Die Juroren sind um politische Korrektheit bemüht
Udo Schendel ist Geschäftsführer von Jost von Brandis, einer Agentur für Außenwerbung, was heute "Out-of-Home-Werbung" heißt. Als Deutschlandvertreter für "Cannes Outdoor" darf er bei uns die in Cannes von internationalen Werbeleuten prämierten internationalen Plakatkampagnen ausstellen. Die Produkte einer Milliardenindustrie also, deren alleiniger Zweck es ist, uns für überflüssige Dinge das Geld aus der Tasche zu ziehen.
"Ich glaube, für jeden, der sich für Kreativität interessiert, ist das eine sehr schöne Ausstellung, weil wir natürlich immer schon auch in der Werbewirtschaft an der Grenze zwischen werblicher Kreation und Kunst stehen. Hier geht es gar nicht darum, Geld zu verdienen, sondern um neue Innovationen, Trends, Ideen, die international geboren wurden, hier für Deutschland verfügbar zu machen."

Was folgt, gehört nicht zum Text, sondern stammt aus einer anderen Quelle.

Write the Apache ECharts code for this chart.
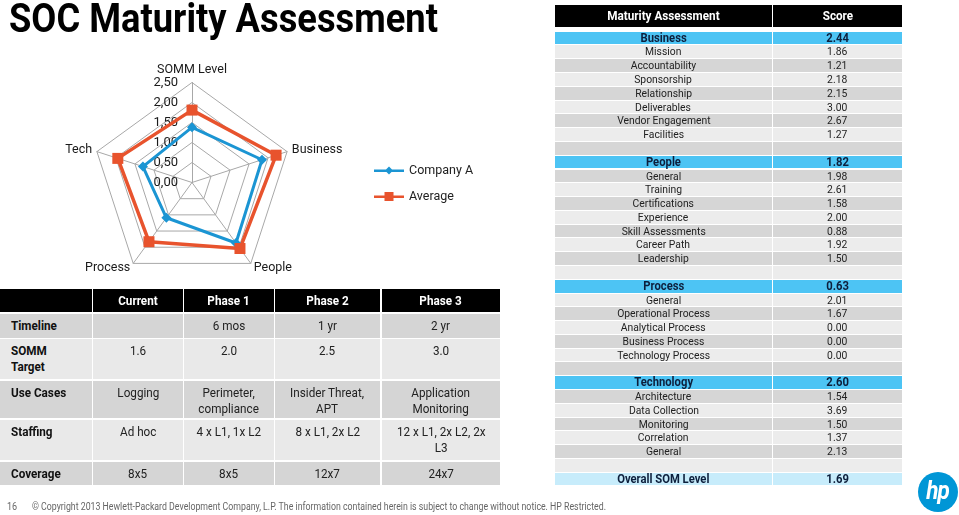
<!DOCTYPE html>
<html><head><meta charset="utf-8">
<script src="https://cdn.jsdelivr.net/npm/echarts@6/dist/echarts.min.js"></script>
<style>
html,body{margin:0;padding:0;background:#fff;}
body{width:959px;height:515px;position:relative;overflow:hidden;font-family:Roboto,'Open Sans',sans-serif;}
#chart{position:absolute;left:0;top:0;width:959px;height:515px;}
.c{position:absolute;box-sizing:border-box;text-align:center;color:#1a1a1a;}
.c span{display:inline-block;white-space:pre-line;transform:scaleX(0.9);transform-origin:50% 50%;}
.c.l span{transform-origin:0 50%;}
</style></head><body>
<div id="chart"></div>
<div id="ov"></div>
<script>
// ---- radar data ----
const radarAxes = ['SOMM Level', 'Tech', 'Process', 'People', 'Business'];
const companyA  = [1.38, 1.29, 1.09, 1.87, 1.84];
const average   = [1.81, 1.95, 1.83, 2.04, 2.21];
const radarMax = 2.5;
const seriesNames = ['Company A', 'Average'];

// ---- left table ----
const phaseHeaders = ['Current', 'Phase 1', 'Phase 2', 'Phase 3'];
const rowLabels = ['Timeline', 'SOMM\nTarget', 'Use Cases', 'Staffing', 'Coverage'];
const timeline = ['', '6 mos', '1 yr', '2 yr'];
const sommTarget = ['1.6', '2.0', '2.5', '3.0'];
const useCases = ['Logging', 'Perimeter,\ncompliance', 'Insider Threat,\nAPT', 'Application\nMonitoring'];
const staffing = ['Ad hoc', '4 x L1, 1x L2', '8 x L1, 2x L2', '12 x L1, 2x L2, 2x\nL3'];
const coverage = ['8x5', '8x5', '12x7', '24x7'];

// ---- right table ----
const groupNames = ['Business', 'People', 'Process', 'Technology'];
const groupScores = ['2.44', '1.82', '0.63', '2.60'];
const businessItems = ['Mission', 'Accountability', 'Sponsorship', 'Relationship', 'Deliverables', 'Vendor Engagement', 'Facilities'];
const businessScores = ['1.86', '1.21', '2.18', '2.15', '3.00', '2.67', '1.27'];
const peopleItems = ['General', 'Training', 'Certifications', 'Experience', 'Skill Assessments', 'Career Path', 'Leadership'];
const peopleScores = ['1.98', '2.61', '1.58', '2.00', '0.88', '1.92', '1.50'];
const processItems = ['General', 'Operational Process', 'Analytical Process', 'Business Process', 'Technology Process'];
const processScores = ['2.01', '1.67', '0.00', '0.00', '0.00'];
const technologyItems = ['Architecture', 'Data Collection', 'Monitoring', 'Correlation', 'General'];
const technologyScores = ['1.54', '3.69', '1.50', '1.37', '2.13'];
const overallLabel = 'Overall SOM Level';
const overallScore = '1.69';

const FF = "Roboto,'Open Sans',sans-serif";
const BLUE = '#1b95d3', RED = '#e8532d';

const chart = echarts.init(document.getElementById('chart'));
chart.setOption({
  animation: false,
  legend: {
    orient: 'vertical', left: 369, top: 159, itemWidth: 30, itemHeight: 10, itemGap: 13,
    textStyle: { fontSize: 12.5, color: '#222', fontFamily: FF },
    data: [
      { name: seriesNames[0], icon: 'path://M0 4H30V6.4H0Z M11 5L15 1L19 5L15 9Z' },
      { name: seriesNames[1], icon: 'path://M0 4H30V6.4H0Z M10.5 0.5H19.5V9.5H10.5Z' }
    ]
  },
  radar: {
    center: [192, 182.5], radius: 100, startAngle: 90, shape: 'polygon', splitNumber: 5,
    nameGap: 5,
    axisName: { color: '#1a1a1a', fontSize: 12.5, fontFamily: FF },
    splitLine: { lineStyle: { color: '#a8a8a8', width: 1 } },
    splitArea: { show: false },
    axisLine: { lineStyle: { color: '#a8a8a8', width: 1 } },
    axisTick: { show: false },
    axisLabel: { show: false },
    indicator: radarAxes.map((n, i) => Object.assign({ name: n, min: 0, max: radarMax },
      i === 0 ? { axisLabel: { show: true, color: '#1a1a1a', fontSize: 13, fontFamily: FF, margin: 14,
        formatter: v => Number(v).toFixed(2).replace('.', ',') } } : {}))
  },
  series: [{
    type: 'radar',
    data: [
      { name: seriesNames[0], value: companyA, symbol: 'diamond', symbolSize: 10,
        itemStyle: { color: BLUE }, lineStyle: { color: BLUE, width: 3 } },
      { name: seriesNames[1], value: average, symbol: 'rect', symbolSize: 11,
        itemStyle: { color: RED }, lineStyle: { color: RED, width: 3.5 } }
    ]
  }]
});

// ---- overlay text / tables ----
const ov = document.getElementById('ov');
function cell(x, y, w, h, txt, css, cls) {
  const d = document.createElement('div');
  d.className = 'c' + (cls ? ' ' + cls : '');
  d.style.cssText += `left:${x}px;top:${y}px;width:${w}px;height:${h}px;` + (css || '');
  const s = document.createElement('span');
  s.textContent = txt;
  d.appendChild(s);
  ov.appendChild(d);
  return s;
}
function fitWidth(span, target) {
  span.style.transform = 'none';
  const w = span.getBoundingClientRect().width;
  span.style.transform = `scaleX(${target / w})`;
}
// title
const tSpan = cell(9, -5, 600, 46, 'SOC Maturity Assessment',
  'font-size:41px;font-weight:bold;color:#000;text-align:left;line-height:46px;', 'l');
fitWidth(tSpan, 429);

// left table
const colX = [0, 93, 184, 275, 382], colW = [92, 90, 90, 105, 118];
const rowY = [314, 339, 381, 420, 462], rowH = [24, 40, 37, 40, 23];
const DARK = '#d5d5d5', LIGHT = '#e9e9e9';
cell(colX[0], 289, colW[0], 23, '', 'background:#000;');
phaseHeaders.forEach((t, i) => cell(colX[i + 1], 289, colW[i + 1], 23, t,
  'background:#000;color:#fff;font-weight:bold;font-size:13px;line-height:23px;'));
const tableRows = [timeline, sommTarget, useCases, staffing, coverage];
tableRows.forEach((vals, r) => {
  const bg = r % 2 === 0 ? DARK : LIGHT;
  cell(colX[0], rowY[r], colW[0], rowH[r], rowLabels[r],
    `background:${bg};text-align:left;padding:4px 0 0 11px;font-weight:bold;font-size:13px;line-height:16px;color:#111;`, 'l');
  vals.forEach((v, i) => cell(colX[i + 1], rowY[r], colW[i + 1], rowH[r], v,
    `background:${bg};padding:4px 0 0 0;font-size:13px;line-height:15.5px;color:#222;`));
});
// right table
const rx1 = 555, rw1 = 217, rx2 = 773, rw2 = 129, rTop = 31.7, rH = 13.78;
cell(rx1, 4.7, rw1, 22.6, 'Maturity Assessment', 'background:#000;color:#fff;font-weight:bold;font-size:13px;line-height:22.6px;');
cell(rx2, 4.7, rw2, 22.6, 'Score', 'background:#000;color:#fff;font-weight:bold;font-size:13px;line-height:22.6px;');
const groups = [[businessItems, businessScores], [peopleItems, peopleScores], [processItems, processScores], [technologyItems, technologyScores]];
let idx = 0;
function rrow(a, b, kind) {
  const y = rTop + idx * rH;
  let bg = idx % 2 === 1 ? '#ececec' : '#d6d6d6';
  let st = 'font-size:11.5px;color:#222;';
  if (kind === 'g') { bg = '#4dc4f4'; st = 'font-size:12.5px;font-weight:bold;color:#0d1f3c;'; }
  if (kind === 'o') { bg = '#c7ecfb'; st = 'font-size:12.5px;font-weight:bold;color:#0d1f3c;'; }
  const css = `background:${bg};line-height:${rH - 1}px;` + st;
  cell(rx1, y, rw1, rH - 1, a, css);
  cell(rx2, y, rw2, rH - 1, b, css);
  idx++;
}
groups.forEach((g, gi) => {
  rrow(groupNames[gi], groupScores[gi], 'g');
  g[0].forEach((n, k) => rrow(n, g[1][k], 'i'));
  rrow('', '', 'i');
});
rrow(overallLabel, overallScore, 'o');

// footer
cell(7, 500, 16, 14, '16', 'font-size:10px;color:#666;text-align:left;line-height:14px;', 'l');
const cSpan = cell(32, 500, 800, 14, '\u00A9 Copyright 2013 Hewlett-Packard Development Company, L.P. The information contained herein is subject to change without notice. HP Restricted.',
  'font-size:10px;color:#666;text-align:left;white-space:nowrap;line-height:14px;', 'l');
fitWidth(cSpan, 574);
// HP logo
cell(918, 472, 40, 40, 'hp', 'border-radius:50%;background:#0096d6;color:#fff;font-style:italic;font-weight:bold;font-size:25px;line-height:37px;letter-spacing:-1px;');
</script>
</body></html>
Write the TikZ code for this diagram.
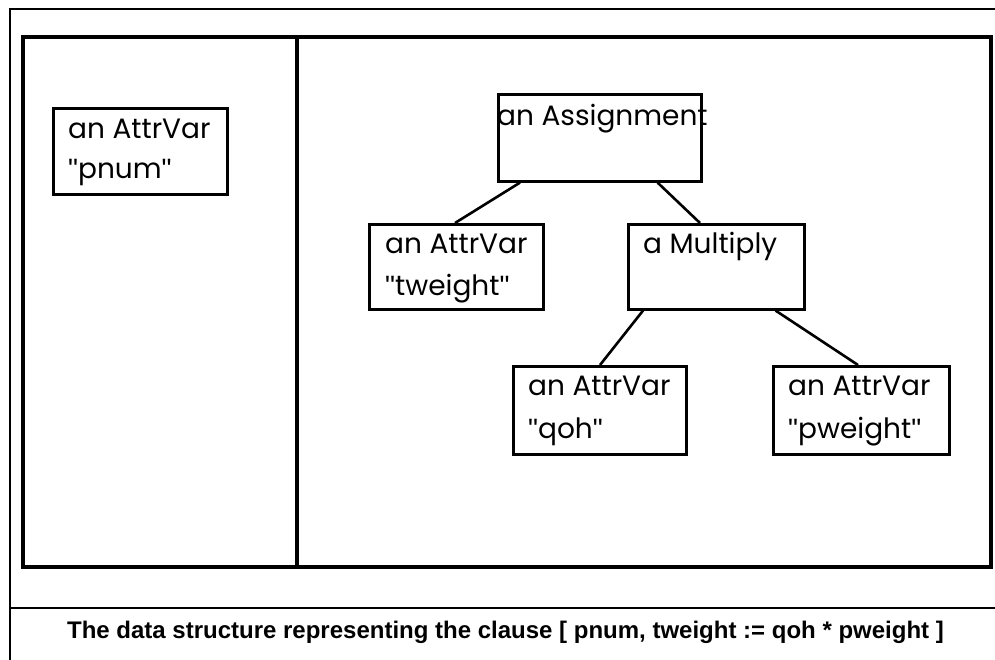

Auffällig ist, wie sehr die Juroren um politische Korrektheit bemüht sind: Mode- oder Kosmetikwerbung, wie sie uns tagtäglich im öffentlichen Raum terrorisiert, gibt es nicht. Hier ist man bemüht, das Image der Milliardenindustrie aufzupolieren: Man sieht Plakate für den WWF, den Pariser Zoo, gegen Raserei in Brasilien, für Käse und Haarwaschmittel. Oder für Hörbücher. Der Penguin-Verlag wirbt mit klassischen Illustrationen von Moby Dick, Don Quixote oder Frankenstein, in die jeweils ein kleiner Pinguin mit Richtmikrophon und Kopfhörern hineinmontiert wurde. So niedlich kann Werbung sein.
Und natürlich ist sie heutzutage auch - "diskursiv":
"Was sehr großartig funktioniert hat im letzten Jahr, die Kampagne "Umparken im Kopf" für Opel. Und keiner konnte sich dem Thema entziehen. Und wir konnten sehr schön messen, dass das, was wir draußen geschaltet haben, später in den sozialen Netzwerken sich auch wiedergefunden hat, also was auch diskutiert wurde."
Provokationen wie die Benetton-Werbung in den 80ern fehlen
Garstiger Witz, Ironie oder Provokationen wie in den 80er-Jahren, als Toscani für Benetton mit Aidskranken, überfüllten Flüchtlingsschiffen und blutgetränkter Soldatenkleidung warb, fehlen völlig. Stattdessen reihte der zur Pressekonferenz erkrankte Kurator die unverfänglichen Plakate unkommentiert aneinander. Das wirkt ähnlich inspirierend wie die Große Koalition: nämlich gar nicht.
Und prompt erzählt Udo Schendel:
"Wir sehen im Bereich von 'Out-of-Home' eigentlich Trends, die weg vom gedruckten Plakat gehen. Und das zeigen wir hier in der Ausstellung auch schon mit einer Installation."
Die "Installation" steht am Eingang zur Ausstellung, ist eine große Leuchtreklamesäule, und zeigt ein Brot.
"Das ist das weltweit erste digitale Plakat an dem Sie direkt bezahlen können. In dem Fall ist es ein Spendenvorgang für Misereor."
Soll heißen: Raus mit der Kreditkarte, durch einen Metallstreben gezogen, zwei Euro abgebucht - schon wird von dem Brot eine Scheibe abgeschnitten, die von einer Hand dankend entgegengenommen wird. Danach lässt sich guten Gewissens im Museumsrestaurant speisen oder weitershoppen!
"Wir haben in Deutschland schon über 120.000 Screens, die wir ansteuern können. Also: Die Zeit des geklebten Plakates wird irgendwann vorbei sein."
Eigentümlich museales Flair
In der Ausstellung machen einige Werbefilme eher ungewollt deutlich: Oft ist das Plakat nur noch ein gut designtes Nebenprodukt zu aufwändig und raffiniert gedrehten Filmen, die die eigentliche manipulative und umsatzsichernde Arbeit leisten: Adidas etwa feiert sich in einem rasanten Videoclip als engagierten Förderer benachteiligter schwarzer Jugendlicher.
So wirkt die Plakat-Ausstellung eigentümlich museal. Auch wenn Udo Schendel plötzlich betont, nichts bliebe besser in unserer Erinnerung haften, als - Plakate...
"Das Plakat ist das einzige Medium, dass Sie nicht wegzappen, abschalten oder vermeiden können. Es kommt unwillkürlich auf Sie zu. Und ein gut gestaltetes Plakat wird seine Wirkung hinterlassen."
Die Auswahl in Hamburg allerdings hinterlässt ziemliche Langeweile.